[BEGIN Dataset extract]

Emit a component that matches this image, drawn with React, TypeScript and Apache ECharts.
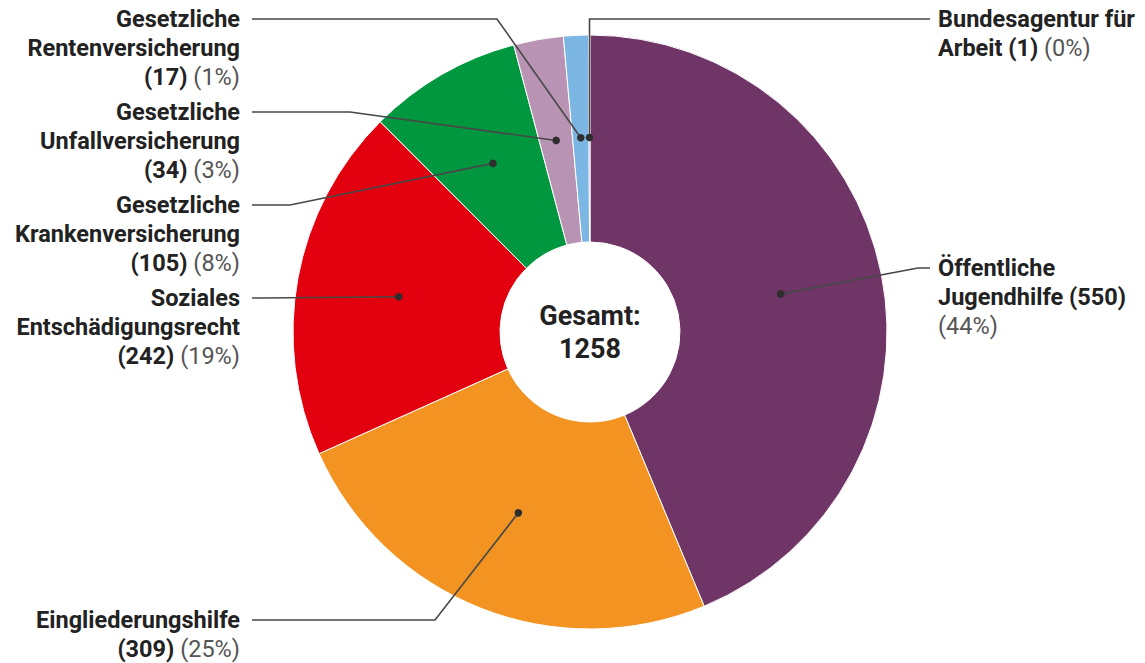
import React, { useEffect, useRef } from 'react';
import * as echarts from 'echarts';

const categories = [
  'Öffentliche\nJugendhilfe',
  'Eingliederungshilfe',
  'Soziales\nEntschädigungsrecht',
  'Gesetzliche\nKrankenversicherung',
  'Gesetzliche\nUnfallversicherung',
  'Gesetzliche\nRentenversicherung',
  'Bundesagentur für\nArbeit',
];
const values = [550, 309, 242, 105, 34, 17, 1];
const colors = ['#6e3566', '#f39422', '#e2000f', '#00973f', '#b893b3', '#7cb6e2', '#2a4d7f'];
// how name, value and percent are arranged in each label
const labelFormats = [
  '{n} {v}\n{p}',
  '{n}\n{v} {p}',
  '{n}\n{v} {p}',
  '{n}\n{v} {p}',
  '{n}\n{v} {p}',
  '{n}\n{v} {p}',
  '{n} {v} {p}',
];
const centerTitle = 'Gesamt:';

// layout only
const CX = 590;
const CY = 332;
const R0 = 90;
const R1 = 297;
const FONT = 23.5;
const LINE_H = 29;
const labelAnchors: { x: number; y: number; align: string; elbow: number[]; end: number[] }[] = [
  { x: 938, y: 268, align: 'left', elbow: [918, 268], end: [930, 268] },
  { x: 240, y: 620, align: 'right', elbow: [435, 620], end: [252, 620] },
  { x: 240, y: 298, align: 'right', elbow: [262, 298], end: [252, 298] },
  { x: 240, y: 205, align: 'right', elbow: [290, 205], end: [252, 205] },
  { x: 240, y: 112, align: 'right', elbow: [350, 112], end: [252, 112] },
  { x: 240, y: 19, align: 'right', elbow: [497, 19], end: [252, 19] },
  { x: 938, y: 19, align: 'left', elbow: [-1, 19], end: [930, 19] },
];

const total = values.reduce((a, b) => a + b, 0);

function dotPoint(i: number): number[] {
  let before = 0;
  for (let k = 0; k < i; k++) before += values[k];
  const mid = ((before + values[i] / 2) / total) * Math.PI * 2;
  const rm = (R0 + R1) / 2 + 1;
  return [CX + rm * Math.sin(mid), CY - rm * Math.cos(mid)];
}

export default function App() {
  const ref = useRef<HTMLDivElement>(null);
  useEffect(() => {
    if (!ref.current) return;
    const chart = echarts.init(ref.current, undefined, { renderer: 'svg' });
    const data = categories.map((name, i) => ({
      name,
      value: values[i],
      itemStyle: { color: colors[i] },
    }));

    const guides: any[] = [];
    labelAnchors.forEach((a, i) => {
      const d = dotPoint(i);
      const elbow = [a.elbow[0] < 0 ? d[0] : a.elbow[0], a.elbow[1]];
      guides.push({
        type: 'polyline',
        z: 10,
        silent: true,
        shape: { points: [d, elbow, a.end] },
        style: { stroke: '#484848', lineWidth: 1.6, fill: 'none' },
      });
    });
    labelAnchors.forEach((_, i) => {
      const d = dotPoint(i);
      guides.push({
        type: 'circle',
        z: 11,
        silent: true,
        shape: { cx: d[0], cy: d[1], r: 3.8 },
        style: { fill: '#2e2e2e' },
      });
    });

    chart.setOption({
      animation: false,
      backgroundColor: '#ffffff',
      textStyle: { fontFamily: 'Roboto' },
      graphic: [
        ...guides,
        {
          type: 'text',
          x: CX,
          y: CY,
          z: 100,
          style: {
            text: `${centerTitle}\n${total}`,
            fontFamily: 'Roboto',
            fontSize: 27,
            fontWeight: 'bold',
            lineHeight: 33,
            fill: '#222222',
            align: 'center',
            verticalAlign: 'middle',
          },
        },
      ],
      series: [
        {
          type: 'pie',
          center: [CX, CY],
          radius: [R0, R1],
          startAngle: 90,
          clockwise: true,
          avoidLabelOverlap: false,
          silent: true,
          emphasis: { disabled: true },
          itemStyle: { borderColor: '#ffffff', borderWidth: 1 },
          data,
          label: {
            show: true,
            position: 'outside',
            fontFamily: 'Roboto',
            fontSize: FONT,
            lineHeight: LINE_H,
            color: '#222222',
            formatter: (p: any) => {
              const nameStr = String(p.name)
                .split('\n')
                .map((s: string) => `{b|${s}}`)
                .join('\n');
              const pct = Math.round(p.percent);
              return labelFormats[p.dataIndex]
                .replace('{n}', nameStr)
                .replace('{v}', `{b|(${p.value})}`)
                .replace('{p}', `{p|(${pct}%)}`);
            },
            rich: {
              b: {
                fontFamily: 'Roboto',
                fontSize: FONT,
                fontWeight: 'bold',
                lineHeight: LINE_H,
                color: '#222222',
              },
              p: {
                fontFamily: 'Roboto',
                fontSize: FONT,
                fontWeight: 'normal',
                lineHeight: LINE_H,
                color: '#555555',
              },
            },
          },
          labelLine: { show: false },
          labelLayout: (params: any) => {
            const a = labelAnchors[params.dataIndex];
            return {
              x: a.x,
              y: a.y - LINE_H / 2,
              align: a.align,
              verticalAlign: 'top',
            };
          },
        },
      ],
    });
    return () => chart.dispose();
  }, []);
  return (
    <div
      ref={ref}
      style={{ position: 'fixed', left: 0, top: 0, width: 1145, height: 663, background: '#fff' }}
    />
  );
}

[END Dataset extract]

### [Work to be completed]
Strip out the pictures and quote the remaining data word for word.

### [Solution for this problem]
Emit a component that matches this image, drawn with React, TypeScript and Apache ECharts.
import React, { useEffect, useRef } from 'react';
import * as echarts from 'echarts';

const categories = [
  'Öffentliche\nJugendhilfe',
  'Eingliederungshilfe',
  'Soziales\nEntschädigungsrecht',
  'Gesetzliche\nKrankenversicherung',
  'Gesetzliche\nUnfallversicherung',
  'Gesetzliche\nRentenversicherung',
  'Bundesagentur für\nArbeit',
];
const values = [550, 309, 242, 105, 34, 17, 1];
const colors = ['#6e3566', '#f39422', '#e2000f', '#00973f', '#b893b3', '#7cb6e2', '#2a4d7f'];
// how name, value and percent are arranged in each label
const labelFormats = [
  '{n} {v}\n{p}',
  '{n}\n{v} {p}',
  '{n}\n{v} {p}',
  '{n}\n{v} {p}',
  '{n}\n{v} {p}',
  '{n}\n{v} {p}',
  '{n} {v} {p}',
];
const centerTitle = 'Gesamt:';

// layout only
const CX = 590;
const CY = 332;
const R0 = 90;
const R1 = 297;
const FONT = 23.5;
const LINE_H = 29;
const labelAnchors: { x: number; y: number; align: string; elbow: number[]; end: number[] }[] = [
  { x: 938, y: 268, align: 'left', elbow: [918, 268], end: [930, 268] },
  { x: 240, y: 620, align: 'right', elbow: [435, 620], end: [252, 620] },
  { x: 240, y: 298, align: 'right', elbow: [262, 298], end: [252, 298] },
  { x: 240, y: 205, align: 'right', elbow: [290, 205], end: [252, 205] },
  { x: 240, y: 112, align: 'right', elbow: [350, 112], end: [252, 112] },
  { x: 240, y: 19, align: 'right', elbow: [497, 19], end: [252, 19] },
  { x: 938, y: 19, align: 'left', elbow: [-1, 19], end: [930, 19] },
];

const total = values.reduce((a, b) => a + b, 0);

function dotPoint(i: number): number[] {
  let before = 0;
  for (let k = 0; k < i; k++) before += values[k];
  const mid = ((before + values[i] / 2) / total) * Math.PI * 2;
  const rm = (R0 + R1) / 2 + 1;
  return [CX + rm * Math.sin(mid), CY - rm * Math.cos(mid)];
}

export default function App() {
  const ref = useRef<HTMLDivElement>(null);
  useEffect(() => {
    if (!ref.current) return;
    const chart = echarts.init(ref.current, undefined, { renderer: 'svg' });
    const data = categories.map((name, i) => ({
      name,
      value: values[i],
      itemStyle: { color: colors[i] },
    }));

    const guides: any[] = [];
    labelAnchors.forEach((a, i) => {
      const d = dotPoint(i);
      const elbow = [a.elbow[0] < 0 ? d[0] : a.elbow[0], a.elbow[1]];
      guides.push({
        type: 'polyline',
        z: 10,
        silent: true,
        shape: { points: [d, elbow, a.end] },
        style: { stroke: '#484848', lineWidth: 1.6, fill: 'none' },
      });
    });
    labelAnchors.forEach((_, i) => {
      const d = dotPoint(i);
      guides.push({
        type: 'circle',
        z: 11,
        silent: true,
        shape: { cx: d[0], cy: d[1], r: 3.8 },
        style: { fill: '#2e2e2e' },
      });
    });

    chart.setOption({
      animation: false,
      backgroundColor: '#ffffff',
      textStyle: { fontFamily: 'Roboto' },
      graphic: [
        ...guides,
        {
          type: 'text',
          x: CX,
          y: CY,
          z: 100,
          style: {
            text: `${centerTitle}\n${total}`,
            fontFamily: 'Roboto',
            fontSize: 27,
            fontWeight: 'bold',
            lineHeight: 33,
            fill: '#222222',
            align: 'center',
            verticalAlign: 'middle',
          },
        },
      ],
      series: [
        {
          type: 'pie',
          center: [CX, CY],
          radius: [R0, R1],
          startAngle: 90,
          clockwise: true,
          avoidLabelOverlap: false,
          silent: true,
          emphasis: { disabled: true },
          itemStyle: { borderColor: '#ffffff', borderWidth: 1 },
          data,
          label: {
            show: true,
            position: 'outside',
            fontFamily: 'Roboto',
            fontSize: FONT,
            lineHeight: LINE_H,
            color: '#222222',
            formatter: (p: any) => {
              const nameStr = String(p.name)
                .split('\n')
                .map((s: string) => `{b|${s}}`)
                .join('\n');
              const pct = Math.round(p.percent);
              return labelFormats[p.dataIndex]
                .replace('{n}', nameStr)
                .replace('{v}', `{b|(${p.value})}`)
                .replace('{p}', `{p|(${pct}%)}`);
            },
            rich: {
              b: {
                fontFamily: 'Roboto',
                fontSize: FONT,
                fontWeight: 'bold',
                lineHeight: LINE_H,
                color: '#222222',
              },
              p: {
                fontFamily: 'Roboto',
                fontSize: FONT,
                fontWeight: 'normal',
                lineHeight: LINE_H,
                color: '#555555',
              },
            },
          },
          labelLine: { show: false },
          labelLayout: (params: any) => {
            const a = labelAnchors[params.dataIndex];
            return {
              x: a.x,
              y: a.y - LINE_H / 2,
              align: a.align,
              verticalAlign: 'top',
            };
          },
        },
      ],
    });
    return () => chart.dispose();
  }, []);
  return (
    <div
      ref={ref}
      style={{ position: 'fixed', left: 0, top: 0, width: 1145, height: 663, background: '#fff' }}
    />
  );
}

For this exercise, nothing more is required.